The ACLU of Louisiana has filed suit to invalidate a policy of the City of Abbeville Police Department prohibiting department employees from engaging in commentary on social media if the comments might give a “negative view towards” the police department, the City or its employees or residents. Plaintiff Colt Landry, a Sergeant in the Abbeville Police Department, has made comments while off duty on his private Facebook page about working conditions at the Police Department. Concerned that this policy violates his free speech rights, Sgt. Landry has sued to stop enforcement of the policy, known as General Order 222.
Sgt. Landry maintains a private Facebook page on which he, like millions of Americans, posts comments about issues of concern to him. Like many others, his comments occasionally address conditions at his workplace. Unlike most Americans, he is subject to discipline if he posts anything that could be construed as critical – not just of his workplace but of anyone who lives in his community.
“Public employees retain their Constitutional rights to free speech,” said Marjorie R. Esman, ACLU of Louisiana Executive Director. “Sgt. Landry, like the rest of us, has the right to say what he wants on his private Facebook page, maintained on his own time. He shouldn’t have to risk his job for stating his opinion about his community.”
General Order 222 does not adequately define what is prohibited, which makes it impossible for anyone to know what they may and may not say. While it bans “insulting, profane or derogatory” messages about the “City of Abbeville, the Abbeville Police Department, its officials, employees or citizens,” it does not define what constitutes “insulting, profane or derogatory.” It’s not clear whether Sgt. Landry or anyone else could post a photograph of a dilapidated building, which could be construed as “derogatory.” Nor is it clear whether someone could post a comment disagreeing with a public official’s public position on an issue. “Without clear guidance as to what is and what isn’t permitted, the employees of the City of Abbeville police department are effectively prevented from using social media altogether,” continued Esman. “This total ban on the expression of personal opinions and statements is simply not permitted in a free country.”

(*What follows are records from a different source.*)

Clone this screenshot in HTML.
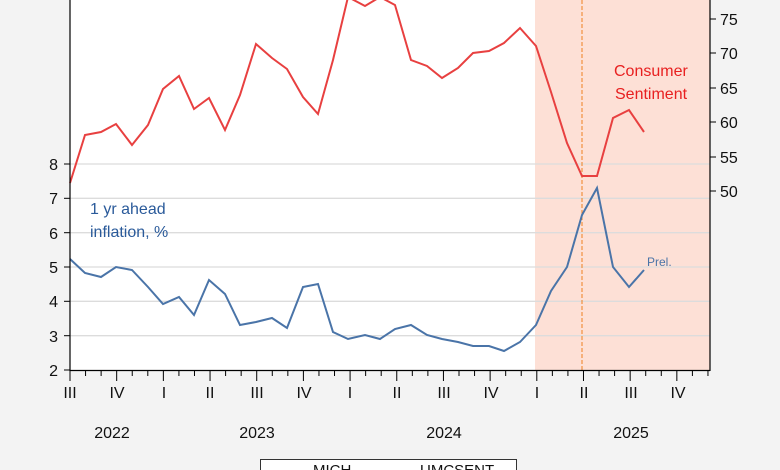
<!DOCTYPE html>
<html><head><meta charset="utf-8"><style>
body{margin:0;background:#f3f3f3;}
svg{display:block;font-family:"Liberation Sans",Arial,sans-serif;}
</style></head><body>
<svg width="780" height="470" viewBox="0 0 780 470" xmlns="http://www.w3.org/2000/svg">
<rect x="0" y="0" width="780" height="470" fill="#f3f3f3"/>
<rect x="70" y="0" width="640" height="370" fill="#fff"/>
<rect x="535" y="0" width="175" height="370" fill="#fde0d6"/>
<g stroke="#dcdcdc" stroke-width="1.3">
<line x1="70" y1="335.7" x2="710" y2="335.7"/><line x1="70" y1="301.3" x2="710" y2="301.3"/>
<line x1="70" y1="267" x2="710" y2="267"/><line x1="70" y1="232.7" x2="710" y2="232.7"/>
<line x1="70" y1="198.3" x2="710" y2="198.3"/><line x1="70" y1="164" x2="710" y2="164"/>
</g>
<line x1="582" y1="0" x2="582" y2="370" stroke="#f08020" stroke-width="1" stroke-dasharray="4,2"/>
<polyline fill="none" stroke="#e84040" stroke-width="2" points="70,183 85,135 101,132 116,124 132,145 148,125 163,89 179,76 194,109 209,98 225,130 240,95 256,44 272,58 287,69 303,97 318,114 333,60 348,-3 365,6 380,-3 395,5 411,60 427,66 442,78 458,68 473,53 489,51 504,43 520,28 536,46 551,92 567,143 582,176 597,176 613,118 629,110 644,132"/>
<polyline fill="none" stroke="#4a74a8" stroke-width="2" points="70,259 85,273 101,277 116,267 132,270 148,287 163,304 179,297 194,315 209,280 225,294 240,325 256,322 272,318 287,328 303,287 318,284 333,332 348,339 365,335 380,339 395,329 411,325 427,335 442,339 458,342 473,346 489,346 504,351 520,342 536,325 551,291 567,267 582,215 597,188 613,267 629,287 644,270"/>
<line x1="70" y1="0" x2="70" y2="371" stroke="#000" stroke-width="1.2"/>
<line x1="710" y1="0" x2="710" y2="371" stroke="#000" stroke-width="1.2"/>
<line x1="70" y1="370.5" x2="710" y2="370.5" stroke="#000" stroke-width="1.2"/>
<g stroke="#000" stroke-width="1">
<line x1="64" y1="370" x2="70" y2="370"/><line x1="64" y1="335.7" x2="70" y2="335.7"/><line x1="64" y1="301.3" x2="70" y2="301.3"/><line x1="64" y1="267" x2="70" y2="267"/><line x1="64" y1="232.7" x2="70" y2="232.7"/><line x1="64" y1="198.3" x2="70" y2="198.3"/><line x1="64" y1="164" x2="70" y2="164"/>
<line x1="710" y1="19" x2="716" y2="19"/><line x1="710" y1="53" x2="716" y2="53"/><line x1="710" y1="88" x2="716" y2="88"/><line x1="710" y1="122" x2="716" y2="122"/><line x1="710" y1="157" x2="716" y2="157"/><line x1="710" y1="191" x2="716" y2="191"/>
</g>
<g font-size="16" fill="#111" text-anchor="end">
<text x="58" y="376">2</text><text x="58" y="342">3</text><text x="58" y="307">4</text><text x="58" y="273">5</text><text x="58" y="239">6</text><text x="58" y="204">7</text><text x="58" y="170">8</text>
</g>
<g font-size="16" fill="#111">
<text x="720" y="25">75</text><text x="720" y="59">70</text><text x="720" y="94">65</text><text x="720" y="128">60</text><text x="720" y="163">55</text><text x="720" y="197">50</text>
</g>
<g stroke="#000" stroke-width="1" id="ticks"></g>
<g font-size="16" fill="#111" text-anchor="middle">
<text x="70" y="398">III</text><text x="117" y="398">IV</text><text x="164" y="398">I</text><text x="210" y="398">II</text><text x="257" y="398">III</text><text x="304" y="398">IV</text><text x="350" y="398">I</text><text x="397" y="398">II</text><text x="444" y="398">III</text><text x="491" y="398">IV</text><text x="537" y="398">I</text><text x="584" y="398">II</text><text x="631" y="398">III</text><text x="678" y="398">IV</text>
<text x="112" y="438">2022</text><text x="257" y="438">2023</text><text x="444" y="438">2024</text><text x="631" y="438">2025</text>
</g>
<text x="614" y="76" font-size="16" fill="#e82020">Consumer</text>
<text x="615" y="99" font-size="16" fill="#e82020">Sentiment</text>
<text x="90" y="214" font-size="16" fill="#2a5a9a">1 yr ahead</text>
<text x="90" y="237" font-size="16" fill="#2a5a9a">inflation, %</text>
<text x="647" y="266" font-size="12" fill="#4a74a8">Prel.</text>
<rect x="260.5" y="459.5" width="256" height="20" fill="#fff" stroke="#333"/>
<text x="313" y="475" font-size="15" fill="#111">MICH</text>
<text x="420" y="475" font-size="15" fill="#111">UMCSENT</text>
<script>
var g=document.getElementById('ticks');
for(var i=0;i<=41;i++){var x=70+i*15.56;var big=(i%3==0);var l=document.createElementNS('http://www.w3.org/2000/svg','line');l.setAttribute('x1',x);l.setAttribute('x2',x);l.setAttribute('y1',371);l.setAttribute('y2',big?381:376);g.appendChild(l);}
</script>
</svg>
</body></html>
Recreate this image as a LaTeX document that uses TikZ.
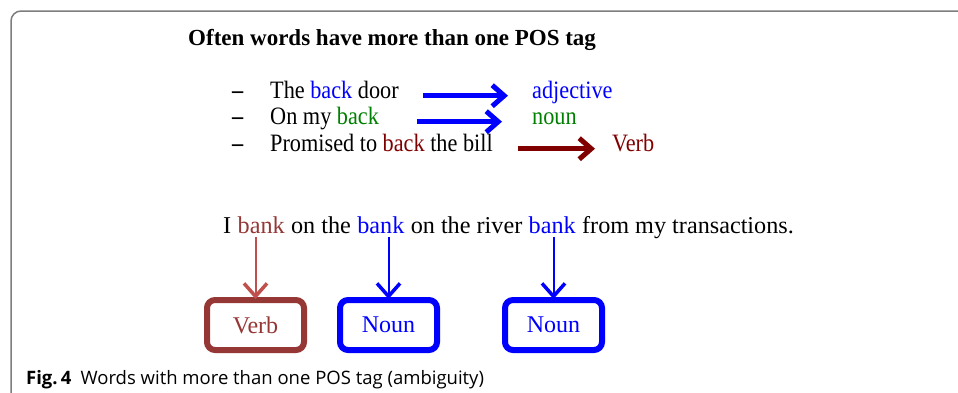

Defendants are Abbeville Mayor Mark Piazza and Chief of Police Tony Hardy.
In October 2015, the City of Abbeville paid a total of $32,900.00 in settlement of the Sgt. Landry's suit. The City of Abbeville also revised their policy in accordance with guidelines set by the ACLU.
The revised policy assures employees that "social media activity and speech as citizens relating to matters on a public concern are First Amendment protected forms of speech and are not subject to APD regulation or punishment."